In inferential statistics, the null hypothesis's default position is that there is no statistically-significant difference between two variables (variation and control experience).

We want to correctly accept it 95% of the time (5% chance of false positives) when there is no actual difference, and correctly reject it 80% of the time (20% chance of false negatives) when there is an actual difference.

95% confidence: 1 - α

Significance level α = 0.05 (5%). Significance level is the % of the time that the minimum effect size will be detected, assuming it doesn't exist.

p-value represents this, where α should usually be < 0.05 to be statistically-significant.

* If you got multiple hypotheses, multiple success metrics or a multi-variant test, then you need to reduce your α.

We usually want to be 95% confident to NOT DETECT the minimum effect size when it doesn't exist.

In this case, we don't want false positives.

80% precision: Statistical power 1−β

Statistical power 1−β = 0.8 (80%). Statistical power is the % of the time that the minimum effect size will be detected, assuming it exists.

We usually want to be 80% likely to DETECT the minimum effect size when it exists.

In this case, we don't want false negatives.

F) Sample size required (per cohort)

Assuming that we have 2 cohorts in a traditional A/B test, we need to calculate the sample size for each cohort to detect the relative lift in the variation cohort when compared to control.

Resources that may help with estimating it are:

G) Estimated run-time

Assuming you have a baseline conversion rate of an expected weekly volume of users going through your funnel based on your target population, you need ~X weeks to enrol the sample size and ~Y weeks to get to maturity.

When you start the experiment, you have to monitor the volume of enrolment as it might differ from estimates.

It is advisable not to engage in peeking of results before the experiment reaches maturity, as it might mislead you to make the wrong conclusions.

However, you can do that if you're running a sequential sampling test which allows real-time decision making.

Epilogue

Statistically-significant experiments take time to set up, design and run. Many startup founders grow their companies successfully without doing them.

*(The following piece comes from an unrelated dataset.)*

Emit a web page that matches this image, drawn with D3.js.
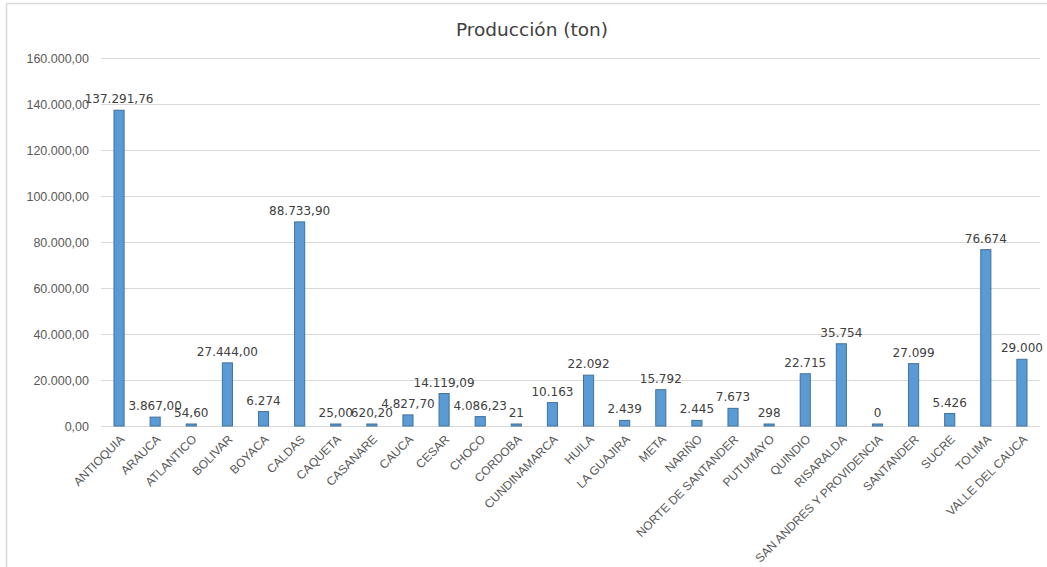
<!DOCTYPE html>
<html>
<head>
<meta charset="utf-8">
<script src="https://cdn.jsdelivr.net/npm/d3@7/dist/d3.min.js"></script>
<style>
  body { margin: 0; background: #fff; }
  svg { display: block; font-family: "DejaVu Sans", "Open Sans", sans-serif; }
</style>
</head>
<body>
<svg id="chart" width="1047" height="567"></svg>
<script>
// departamentos
const departamentos = ["ANTIOQUIA", "ARAUCA", "ATLANTICO", "BOLIVAR", "BOYACA", "CALDAS", "CAQUETA",
  "CASANARE", "CAUCA", "CESAR", "CHOCO", "CORDOBA", "CUNDINAMARCA", "HUILA", "LA GUAJIRA", "META",
  "NARIÑO", "NORTE DE SANTANDER", "PUTUMAYO", "QUINDIO", "RISARALDA", "SAN ANDRES Y PROVIDENCIA",
  "SANTANDER", "SUCRE", "TOLIMA", "VALLE DEL CAUCA"];

const produccion = [137291.76, 3867, 54.6, 27444, 6274, 88733.9, 25, 620.2, 4827.7, 14119.09, 4086.23,
  21, 10163, 22092, 2439, 15792, 2445, 7673, 298, 22715, 35754, 0, 27099, 5426, 76674, 29000];

// etiquetas tal cual aparecen en el grafico
const etiquetas = ["137.291,76", "3.867,00", "54,60", "27.444,00", "6.274", "88.733,90", "25,00",
  "620,20", "4.827,70", "14.119,09", "4.086,23", "21", "10.163", "22.092", "2.439", "15.792", "2.445",
  "7.673", "298", "22.715", "35.754", "0", "27.099", "5.426", "76.674", "29.000"];

const yTicks = [0, 20000, 40000, 60000, 80000, 100000, 120000, 140000, 160000];
const yTickLabels = ["0,00", "20.000,00", "40.000,00", "60.000,00", "80.000,00", "100.000,00",
  "120.000,00", "140.000,00", "160.000,00"];

const svg = d3.select("#chart");
const margin = { left: 101, right: 7, top: 58, bottom: 141 };
const W = 1047, H = 567;

// borde del area del grafico
svg.append("line").attr("x1", 6.5).attr("x2", W).attr("y1", 3.5).attr("y2", 3.5)
  .attr("stroke", "#d9d9d9").attr("stroke-width", 1.5);
svg.append("line").attr("x1", 6.5).attr("x2", 6.5).attr("y1", 3.5).attr("y2", H)
  .attr("stroke", "#d9d9d9").attr("stroke-width", 1.5);

const x = d3.scaleBand()
  .domain(departamentos)
  .range([margin.left, W - margin.right])
  .paddingInner(0.72)
  .paddingOuter(0.36);

const y = d3.scaleLinear()
  .domain([0, 160000])
  .range([H - margin.bottom, margin.top]);

// titulo
svg.append("text")
  .attr("x", 532).attr("y", 36)
  .attr("text-anchor", "middle")
  .attr("font-size", 18.5)
  .attr("fill", "#404040")
  .text("Producción (ton)");

// grid + eje y
const yAxis = d3.axisLeft(y)
  .tickValues(yTicks)
  .tickSize(-(W - margin.left - margin.right))
  .tickPadding(12)
  .tickFormat((d, i) => yTickLabels[i]);

const gy = svg.append("g")
  .attr("transform", `translate(${margin.left},0)`)
  .call(yAxis);
gy.select(".domain").remove();
gy.selectAll(".tick line").attr("stroke", "#d9d9d9").attr("stroke-width", 1.2);
gy.selectAll(".tick text").attr("fill", "#595959").attr("font-size", 12.5);

// barras
svg.selectAll(".bar")
  .data(produccion)
  .join("rect")
  .attr("class", "bar")
  .attr("x", (d, i) => x(departamentos[i]))
  .attr("width", x.bandwidth())
  .attr("y", d => Math.min(y(d), y(0) - 2))
  .attr("height", d => Math.max(y(0) - y(d), 2))
  .attr("fill", "#5b9bd5")
  .attr("stroke", "#41719c")
  .attr("stroke-width", 1);

// etiquetas de datos
svg.selectAll(".lbl")
  .data(produccion)
  .join("text")
  .attr("class", "lbl")
  .attr("x", (d, i) => x(departamentos[i]) + x.bandwidth() / 2)
  .attr("y", d => Math.min(y(d), y(0) - 2) - 7)
  .attr("text-anchor", "middle")
  .attr("font-size", 12)
  .attr("fill", "#404040")
  .text((d, i) => etiquetas[i]);

// eje x
const xAxis = d3.axisBottom(x).tickSize(0).tickPadding(0);
const gx = svg.append("g")
  .attr("transform", `translate(0,${y(0)})`)
  .call(xAxis);
gx.select(".domain").remove();
gx.selectAll(".tick text")
  .attr("font-size", 12)
  .attr("fill", "#595959")
  .attr("text-anchor", "end")
  .attr("dy", 0)
  .attr("transform", "translate(6,14) rotate(-45)");
</script>
</body>
</html>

On the other hand, as a company scales to millions of users, experimental infrastructure is created to allow product teams to validate ideas quickly to benefit from the volume and more importantly, understand the impact of their rollouts on business metrics such as revenue and retention.

As we move into the age of machine learning and big data, experimentation frameworks may change with the assistance of computing intelligence. How that changes the way we run experiments is an exciting development that will be worth watching out for!